Monday, May 15, 2017

Show 'Em Talking

A popular post from February 2008

by Annette Lyon

Recently I edited a couple of books by talented writers. In both cases, the bulk of my comments related to the old adage, "Show, don't tell."

Both writers knew how to show, but didn't do it quite often enough.

And in the vast majority of cases, the solution to switching the telling into showing was placing the situation into a concrete scene and getting the characters talking.

Basically, dialogue.

It's hands-down one of the best ways to show. Not only is it a relatively easy (just record the movie in your head), but characters speaking will transform your work from a simple narration into a story with life.

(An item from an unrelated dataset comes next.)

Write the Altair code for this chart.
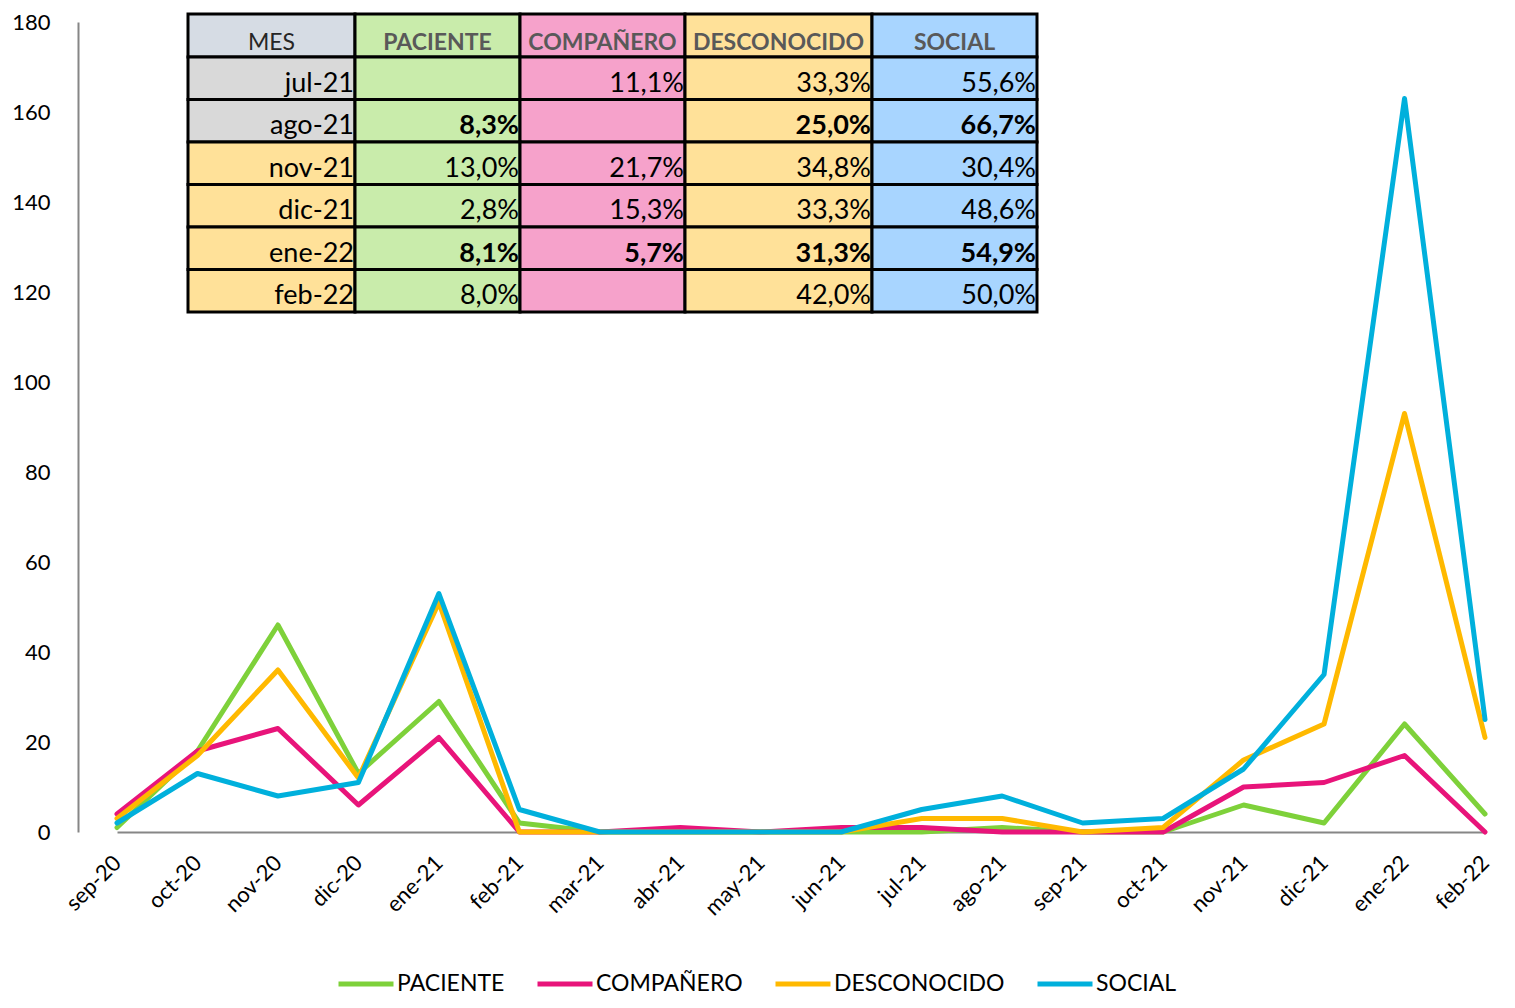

Read your work, and every time you see a section where someone "told" something or "thought" something (when implied as speech) highlight it. Each one is an opportunity to show with added dialogue. Be sure to include contextual details (Where are your characters? What are they doing?) so your characters aren't just voices in your readers' heads.

An example:

My sister thought I was nuts for singing a rock song at the auditions for the school musical.

Let's try again. Picture a movie camera recording the scene. What do we see? What do we hear? Don't report what happened. Make it happen before our eyes.

I stepped off the stage from my audition to thunderous applause coming from three of my buddies in the back corner. I raised my arm, acknowledging them with a humble nod as if performing to a sold out crowd. "Thank you, thank you," I said. "You're too kind."

As I sauntered down the aisle, my sister sunk down into her chair. When I sat beside her she rolled her eyes away from me. "Pink Floyd? For a Sound of Music audition? You're totally nuts. From here on, I'm denying that I'm related to you. There's no way we share the same genetics."

I grinned, resting the back of one foot on the chair in front of me and crossing the other on top. "Nuts?" I said, hands clasped behind my head. "Quite possibly. But memorable."

The magic is in the details.

If you have a character who is shy, put him in a situation where he has to speak shyly. If you have a boss who's mean, don't report it. Show him screaming at his employees. Let us hear his words.

Show, don't tell. It's a crucial element to fiction.

But if it helps you remember to apply it, change the phrase to, "Show 'em talking."

1 comment:

Jennifer said...

I love how you changed that little sentence into a scene. And the detail and character you put into it were great. I'll have to try that more in my writing.